C’est une question très-importante, et qui a donné de la tablature à beaucoup de savants ; que de savoir si dans le jardin d’Éden, l’âne a été créé avant le cheval, ou s’ils ont été faits ensemble. Ce qu’il y a de certain, c’est que l’un et l’autre ont été créés avant l’homme : ainsi ce dernier venu doit leur céder le pas, ils sont ses aînés.

Quant à la noblesse de l’âne, M. Buffon assure qu’elle est aussi bonne, aussi ancienne que celle du cheval ; tout le monde convient que le cheval est le plus noble des animaux : l’âne doit donc encore l’emporter sur les plus nobles mortels.

La noblesse de l’âne est d’autant plus recommandable, qu’elle est très-pure : on ne connaît point chez eux le secret de greffer sur le sauvageon, un citronnier de Portugal, ou l’amandier de Milan. Ils sont véritablement nobles de souche et d’origine. Outre cela, les ânes de Montmartre ont toujours détesté la finance ; ils n’ont ni or ni argent, et par conséquent leur noblesse n’est point le fruit de ce vil métal. On peut s’allier avec eux sans craindre les mésalliances : les ânons qui en proviendront, seront aussi nobles, aussi ânes que leurs parents.

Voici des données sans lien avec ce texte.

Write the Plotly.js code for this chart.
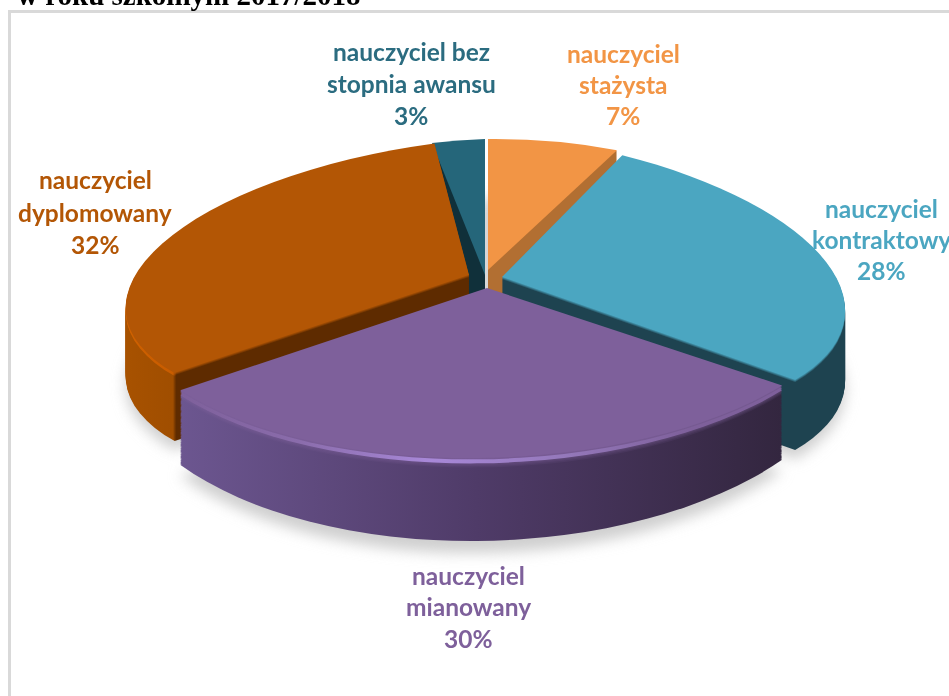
<!DOCTYPE html>
<html>
<head>
<meta charset="utf-8">
<script src="https://cdn.plot.ly/plotly-3.0.1.min.js"></script>
<style>html,body{margin:0;padding:0;background:#fff;overflow:hidden}#c{width:949px;height:696px}</style>
</head>
<body>
<div id="c"></div>
<script>
var categories = ['nauczyciel stażysta','nauczyciel kontraktowy','nauczyciel mianowany','nauczyciel dyplomowany','nauczyciel bez stopnia awansu'];
var values = [7, 28, 30, 32, 3];
var titleText = 'w roku szkolnym 2017/2018';
var labelLines = [['nauczyciel','stażysta'],['nauczyciel','kontraktowy'],['nauczyciel','mianowany'],['nauczyciel','dyplomowany'],['nauczyciel bez','stopnia awansu']];

// styling
var faceColors = ['#f29545','#4ba6c1','#7e609b','#b35605','#25667a'];
var textColors = ['#f29545','#4ba6c1','#7e609b','#b35605','#2b6c80'];
var wallStops = [
  [[0,'#b26f32'],[1,'#b26f32']],
  [[0,'#1e4350'],[1,'#1e4350']],
  [[0,'#6c5690'],[0.5,'#4f3b68'],[1,'#33263f']],
  [[0,'#a85200'],[0.185,'#a04e00'],[0.195,'#5e2b00'],[1,'#5e2b00']],
  [[0,'#10303a'],[1,'#10303a']]
];
var rimSize = [1,3,8,3,1];
// placement of each slice on the tilted plate: vertex and linear map
var place = [
  {vx:488,vy:270,a:303,b:-3,c:0,d:131,depth:50,grow:0},
  {vx:502,vy:277,a:342,b:22,c:28,d:145,depth:70,grow:0},
  {vx:487,vy:288,a:372,b:-3,c:-10,d:170,depth:62,grow:21},
  {vx:469,vy:275,a:342,b:-21,c:-30,d:138,depth:68,grow:0},
  {vx:485,vy:275,a:283,b:-9,c:0,d:136,depth:50,grow:0,wallVx:470,wallC:-15}
];
var paintOrder = [0,4,1,3,2];
var labelPos = [[623,53,31.5],[881,208,31],[468,575,31.5],[95,180,32],[411,52,31.5]];

function hex(c){return [1,3,5].map(function(i){return parseInt(c.substr(i,2),16);});}
function mix(c1,c2,f){var a=hex(c1),b=hex(c2);return 'rgb('+a.map(function(v,i){return Math.round(v+(b[i]-v)*f);}).join(',')+')';}

var STEP = 1;
var specs = [];
specs.push({shadow:true});
paintOrder.forEach(function(i){
  for (var off = place[i].depth; off >= 0; off -= STEP) {
    if (off > 0 && place[i].wallVx !== undefined) specs.push({slice:i, off:off, plain:true});
    specs.push({slice:i, off:off});
  }
});

var traces = specs.map(function(){
  return {type:'pie', values:values, labels:categories, sort:false, direction:'clockwise', rotation:0,
    textinfo:'none', hoverinfo:'skip', showlegend:false, marker:{colors:faceColors, line:{width:0}}};
});

var annotations = [{text:'<b>'+titleText+'</b>', xref:'paper', yref:'paper', x:15/949, xanchor:'left', y:1-(-5)/696, yanchor:'middle',
  showarrow:false, font:{family:'Liberation Serif', size:29, color:'#000'}}];
categories.forEach(function(cat,i){
  var lines = labelLines[i].concat([values[i]+'%']);
  lines.forEach(function(t,k){
    annotations.push({text:'<b>'+t+'</b>', xref:'paper', yref:'paper', x:labelPos[i][0]/949, xanchor:'center',
      y:1-(labelPos[i][1]+k*labelPos[i][2])/696, yanchor:'middle', showarrow:false,
      font:{family:'Lato', size:24.5, color:textColors[i]}});
  });
});

var layout = {width:949, height:696, margin:{l:0,r:0,t:0,b:0}, paper_bgcolor:'#fff', showlegend:false,
  annotations:annotations,
  shapes:[{type:'path', xref:'paper', yref:'paper', layer:'below',
    path:'M '+(9.5/949)+' 0 L '+(9.5/949)+' '+(1-11.5/696)+' L 1 '+(1-11.5/696),
    line:{color:'#d9d9d9', width:3}}]};

var gd = document.getElementById('c');
Plotly.newPlot(gd, traces, layout, {displayModeBar:false, staticPlot:true}).then(function(){
  var NS = 'http://www.w3.org/2000/svg';
  var svg = gd.querySelector('svg.main-svg');
  var defs = svg.querySelector('defs') || svg.insertBefore(document.createElementNS(NS,'defs'), svg.firstChild);
  var blur = document.createElementNS(NS,'filter');
  blur.setAttribute('id','shadowBlur');
  ['x','y'].forEach(function(k){blur.setAttribute(k,'-20%');});
  blur.setAttribute('width','140%'); blur.setAttribute('height','140%');
  var fb = document.createElementNS(NS,'feGaussianBlur'); fb.setAttribute('stdDeviation','7'); blur.appendChild(fb);
  defs.appendChild(blur);

  var cd = gd.calcdata[0][0], cx = cd.cx, cy = cd.cy, R = cd.r;
  function tf(i,off,isWall){
    var p = place[i];
    var d = p.d + (p.depth ? p.grow * off / p.depth : 0);
    var vx = (isWall && p.wallVx !== undefined) ? p.wallVx : p.vx;
    var c = (isWall && p.wallC !== undefined) ? p.wallC : p.c;
    return 'translate('+vx+','+(p.vy+off)+') matrix('+(p.a/R)+','+(p.b/R)+','+(c/R)+','+(d/R)+',0,0) translate('+(-cx)+','+(-cy)+')';
  }
  function addStops(lg, list){
    list.forEach(function(st){
      var stop = document.createElementNS(NS,'stop');
      stop.setAttribute('offset',st[0]); stop.setAttribute('stop-color',st[1]); lg.appendChild(stop);
    });
  }
  var groups = gd.querySelectorAll('.pielayer .trace');
  groups.forEach(function(g,n){
    var s = specs[n], slices = g.querySelectorAll('.slice');
    if (s.shadow) {
      g.setAttribute('filter','url(#shadowBlur)');
      slices.forEach(function(sl,i){
        sl.setAttribute('transform', tf(i, place[i].depth + 9));
        sl.querySelector('path').style.fill = '#cfcfcf';
      });
      return;
    }
    slices.forEach(function(sl,i){
      if (i !== s.slice) { sl.parentNode.removeChild(sl); return; }
      sl.setAttribute('transform', tf(i, s.off, s.off > 0 && !s.plain));
      var path = sl.querySelector('path');
      if (s.off === 0) return;
      var f = Math.min(1, s.off / rimSize[i]);
      var id = 'g'+n;
      var lg = document.createElementNS(NS,'linearGradient');
      lg.setAttribute('id',id);
      if (i === 2 && s.off >= 2 && s.off <= 4) {
        addStops(lg, [[0,faceColors[2]],[0.2,'#8a6cab'],[0.42,'#a888d8'],[0.65,'#9478ba'],[0.85,faceColors[2]],[1,faceColors[2]]]);
      } else if (i === 3 && s.off <= 3) {
        addStops(lg, [[0,'#d06200'],[0.185,'#c85c00'],[0.195,mix(faceColors[3],'#5e2b00',f)],[1,mix(faceColors[3],'#5e2b00',f)]]);
      } else {
        addStops(lg, wallStops[i].map(function(st){return [st[0], mix(faceColors[i], st[1], f)];}));
      }
      defs.appendChild(lg);
      path.style.fill = 'url(#'+id+')';
    });
  });
});
</script>
</body>
</html>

On dit que les ânes de Babylone sont fort curieux de leur généalogie, qu’ils la conservent avec une espèce de vénération dans leurs archives : c’est aussi la coutume des arabes. Il n’en est pas un seul qui n’ait chez lui, la généalogie de ses chevaux. Ce peuple est même plus scrupuleux sur ce chapitre, que les Babyloniens : non-seulement ils dressent un acte lorsque le petit poulain vient au monde, ils en dressent encore un autre lorsque la jument s’accouple avec le cheval : c’est le moyen d’éviter tous les abus.

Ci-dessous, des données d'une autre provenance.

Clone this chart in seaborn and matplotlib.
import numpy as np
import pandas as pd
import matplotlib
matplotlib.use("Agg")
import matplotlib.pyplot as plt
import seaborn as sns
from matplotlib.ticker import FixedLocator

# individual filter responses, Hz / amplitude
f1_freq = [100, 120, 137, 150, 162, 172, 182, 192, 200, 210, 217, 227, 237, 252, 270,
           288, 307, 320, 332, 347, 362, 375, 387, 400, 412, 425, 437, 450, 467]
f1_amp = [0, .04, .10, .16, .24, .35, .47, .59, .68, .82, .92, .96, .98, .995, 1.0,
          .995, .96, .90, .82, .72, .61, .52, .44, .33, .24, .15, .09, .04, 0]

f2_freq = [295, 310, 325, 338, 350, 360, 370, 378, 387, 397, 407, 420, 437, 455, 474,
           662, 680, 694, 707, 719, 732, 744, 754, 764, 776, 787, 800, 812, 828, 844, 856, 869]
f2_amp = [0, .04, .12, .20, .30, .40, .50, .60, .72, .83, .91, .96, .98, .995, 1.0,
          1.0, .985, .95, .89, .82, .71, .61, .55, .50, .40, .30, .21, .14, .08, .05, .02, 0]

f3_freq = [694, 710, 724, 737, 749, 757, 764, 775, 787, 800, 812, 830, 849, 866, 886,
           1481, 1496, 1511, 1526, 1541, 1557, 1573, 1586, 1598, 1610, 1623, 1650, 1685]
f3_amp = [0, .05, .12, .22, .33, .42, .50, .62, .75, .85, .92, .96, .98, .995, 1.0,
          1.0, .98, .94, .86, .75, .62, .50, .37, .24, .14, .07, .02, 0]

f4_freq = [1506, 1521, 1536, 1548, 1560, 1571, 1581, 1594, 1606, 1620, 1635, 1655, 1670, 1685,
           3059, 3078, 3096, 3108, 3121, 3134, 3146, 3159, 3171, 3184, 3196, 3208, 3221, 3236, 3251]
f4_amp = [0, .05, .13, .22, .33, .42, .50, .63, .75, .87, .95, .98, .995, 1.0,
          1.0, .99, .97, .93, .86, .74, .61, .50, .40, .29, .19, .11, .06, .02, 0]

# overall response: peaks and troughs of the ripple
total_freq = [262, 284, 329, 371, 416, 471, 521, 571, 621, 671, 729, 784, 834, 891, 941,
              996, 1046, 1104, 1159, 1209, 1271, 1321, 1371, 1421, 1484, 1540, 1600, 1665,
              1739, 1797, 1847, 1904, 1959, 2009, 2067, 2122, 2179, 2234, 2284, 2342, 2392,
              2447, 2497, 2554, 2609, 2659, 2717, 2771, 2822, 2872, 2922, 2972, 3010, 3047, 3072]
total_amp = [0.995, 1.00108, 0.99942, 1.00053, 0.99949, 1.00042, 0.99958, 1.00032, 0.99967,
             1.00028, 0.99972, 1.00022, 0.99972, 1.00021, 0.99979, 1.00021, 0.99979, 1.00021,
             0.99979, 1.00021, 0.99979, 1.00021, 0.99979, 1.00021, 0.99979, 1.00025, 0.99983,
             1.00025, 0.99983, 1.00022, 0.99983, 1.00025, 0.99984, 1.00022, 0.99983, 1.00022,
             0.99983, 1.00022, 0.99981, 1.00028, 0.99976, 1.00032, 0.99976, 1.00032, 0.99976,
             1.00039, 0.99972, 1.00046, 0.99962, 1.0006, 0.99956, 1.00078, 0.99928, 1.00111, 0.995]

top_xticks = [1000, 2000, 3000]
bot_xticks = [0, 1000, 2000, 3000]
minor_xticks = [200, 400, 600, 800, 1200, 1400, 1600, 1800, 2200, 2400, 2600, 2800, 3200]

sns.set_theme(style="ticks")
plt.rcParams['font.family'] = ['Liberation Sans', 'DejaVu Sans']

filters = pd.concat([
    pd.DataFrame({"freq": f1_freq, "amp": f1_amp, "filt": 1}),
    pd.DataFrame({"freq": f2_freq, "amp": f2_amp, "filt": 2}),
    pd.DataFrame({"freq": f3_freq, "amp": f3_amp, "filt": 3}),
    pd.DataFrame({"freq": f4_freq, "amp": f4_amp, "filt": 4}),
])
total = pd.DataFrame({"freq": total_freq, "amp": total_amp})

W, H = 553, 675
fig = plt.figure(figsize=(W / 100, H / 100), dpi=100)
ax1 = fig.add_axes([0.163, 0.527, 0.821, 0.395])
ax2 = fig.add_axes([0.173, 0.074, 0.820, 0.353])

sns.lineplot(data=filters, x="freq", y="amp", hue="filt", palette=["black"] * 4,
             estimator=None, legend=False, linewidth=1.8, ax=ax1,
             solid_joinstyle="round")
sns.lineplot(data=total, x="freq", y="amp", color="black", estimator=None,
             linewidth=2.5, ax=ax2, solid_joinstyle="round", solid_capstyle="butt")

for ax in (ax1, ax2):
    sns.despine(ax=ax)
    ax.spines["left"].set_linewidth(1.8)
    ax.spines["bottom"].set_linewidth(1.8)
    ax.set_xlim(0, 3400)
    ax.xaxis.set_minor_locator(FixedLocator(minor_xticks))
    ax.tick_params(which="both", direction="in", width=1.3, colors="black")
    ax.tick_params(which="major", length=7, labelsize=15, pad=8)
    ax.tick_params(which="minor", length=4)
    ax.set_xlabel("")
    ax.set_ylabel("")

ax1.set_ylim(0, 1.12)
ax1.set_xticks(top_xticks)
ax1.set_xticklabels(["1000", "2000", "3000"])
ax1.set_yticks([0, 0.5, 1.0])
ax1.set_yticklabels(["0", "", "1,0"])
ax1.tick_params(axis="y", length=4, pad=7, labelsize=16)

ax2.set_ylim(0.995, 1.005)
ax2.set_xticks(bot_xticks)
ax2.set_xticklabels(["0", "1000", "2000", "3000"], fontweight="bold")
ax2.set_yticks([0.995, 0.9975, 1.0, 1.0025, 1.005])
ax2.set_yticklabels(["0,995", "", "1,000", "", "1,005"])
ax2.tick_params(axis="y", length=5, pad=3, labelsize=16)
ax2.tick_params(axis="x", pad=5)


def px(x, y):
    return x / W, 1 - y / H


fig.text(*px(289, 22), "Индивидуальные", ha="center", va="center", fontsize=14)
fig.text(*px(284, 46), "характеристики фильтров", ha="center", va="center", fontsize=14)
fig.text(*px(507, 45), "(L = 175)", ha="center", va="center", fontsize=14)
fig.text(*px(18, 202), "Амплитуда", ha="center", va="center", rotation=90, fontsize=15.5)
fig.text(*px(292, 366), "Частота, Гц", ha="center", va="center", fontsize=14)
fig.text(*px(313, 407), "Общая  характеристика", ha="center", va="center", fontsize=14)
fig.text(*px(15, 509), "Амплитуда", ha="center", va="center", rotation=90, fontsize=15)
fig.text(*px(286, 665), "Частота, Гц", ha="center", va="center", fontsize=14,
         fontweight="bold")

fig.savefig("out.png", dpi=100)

Comme les ânes d’Arabie sont fort beaux, M. Buffon présume que les Arabes ont aussi la précaution de garder la généalogie de ces animaux : n’ayant pas été sur les lieux pour vérifier le fait, j’avouerai ingénument que j’ignore s’il est vrai. Tout ce que je puis assurer, c’est que cet usage n’est point admis à Montmartre : on ne connaît les anciennes familles qui y demeurent, que par la tradition. Ce que je puis encore certifier sans crainte d’être démenti, c’est que plusieurs de ces familles s’y étaient établies longtemps avant que Babylone fût habitée. J’ai même entendu dire à des gens dignes de foi, qu’on y voit encore des descendants de cette célèbre ânesse qui parla autrefois au prophète Balaam : c’est sans contredit la plus respectable famille du monde.

Un autre avantage qui se trouve réuni avec la noblesse des ânes, c’est qu’elle ne les rend ni plus fiers, ni plus insolents : ils croient que le plaisir est fait pour tout le monde, et que le travail ne déshonore personne. Ils ont pour maxime que la noblesse n’est rien sans le mérite personnel ; qu’un âne, quelque noble qu’il soit, doit être doux, laborieux, compatissant. Ils ne prétendent point avoir le droit exclusif de tout savoir, sans rien apprendre ; ils détestent le jeu, la débauche, ne contractent point de dettes, ne mangent point le bien d’autrui, et n’ont jamais fait de bassesse. Toujours tranquilles, toujours bienfaisants, ils sont à double titre, et les plus anciens, et les plus nobles animaux de l’univers.

Cette noblesse des ânes est si authentique, si avérée, que nous lisons dans le douzième recueil des Lettres édifiantes, qu’il y a à Maduré, une tribu considérable d’indiens qui leur portent le plus grand respect (c’est la tribu ou caste des Cavaravadouques). Ceux de cette caste, traitent les ânes comme leurs frères, prennent leur défense, poursuivent en justice, et font ordinairement condamner à l’amende, quiconque les charge trop, ou les bat et les outrage sans raison et par emportement. Dans un temps de pluie ils donneront le couvert à un âne, et le refuseront à son conducteur, s’il n’est d’une certaine condition.

Ces distinctions, ce respect, ces égards, viennent de l’idée sublime qu’ils se sont formés de la noblesse de l’âne ; c’est parmi eux un article de religion essentiel, de croire que les ames de toute la noblesse, passent dans le corps des ânes : pénétrés et convaincus de ce dogme sacré, les ânes sont pour eux des objets de vénération, des Anges, des Dieux.